Tomemos, entonces, este aspecto en particular para examinar nuestro ‘corazón retorcido’.
¿En quién ponemos nuestra confianza? ¿En hombres? ¿Preferimos apoyarnos en ellos que en Dios? ¿Preferimos buscar consuelo en otras personas que en Dios? ¿O es que nuestro corazón ya se ha entregado enteramente al Señor, de manera que estamos arraigados en Él hasta en lo más profundo de nuestro ser?
Tal vez ni siquiera podamos dar una respuesta certera a estas preguntas. Posiblemente digamos: a veces actúo así; otras veces no… Esto puede suceder porque todavía no conocemos bien nuestro corazón, y quizá seamos inestables y cambiantes.
Pero aquí se nos señala el camino para adquirir un conocimiento más profundo sobre el estado de nuestro corazón. Está escrito: “Yo, el Señor, examino el corazón, sondeo el interior de los hombres.”
Entonces, podemos acercarnos a Dios pidiéndole que escudriñe nuestro corazón, y que nos muestre dónde aún nos falta confianza, dónde ponemos nuestra esperanza erróneamente en personas, en lugar de ponerla en Dios.
Una vez que, con la ayuda de Dios, hayamos reconocido que nuestro corazón todavía no está del todo libre para Él y que aún estamos apegados a las personas, entonces se lo entregamos al Señor, pidiéndole que Él lo atraiga completamente hacia sí.
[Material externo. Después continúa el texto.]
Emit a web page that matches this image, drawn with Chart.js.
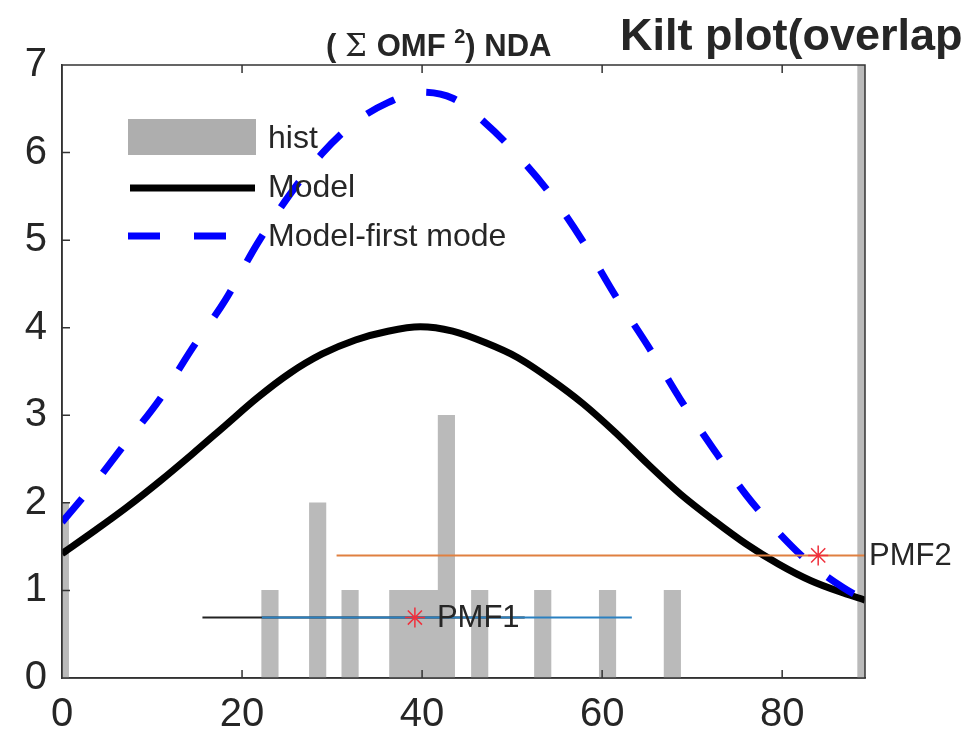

Si lo hacemos una y otra vez, siempre que sintamos que no estamos lo suficientemente arraigados en Dios, nuestro corazón cambiará poco a poco. De hecho, es el deseo de Dios que adquiramos un corazón nuevo; un corazón en el cual Él ocupe siempre el primer lugar, tal como Él lo merece y a nosotros nos conviene.
Entonces, confrontaremos la malicia de nuestro corazón con la santidad de Dios, y así el amor del Señor irá penetrando profundamente en nuestro ser, y seremos como un árbol plantado junto al agua, que produce fruto sin cesar.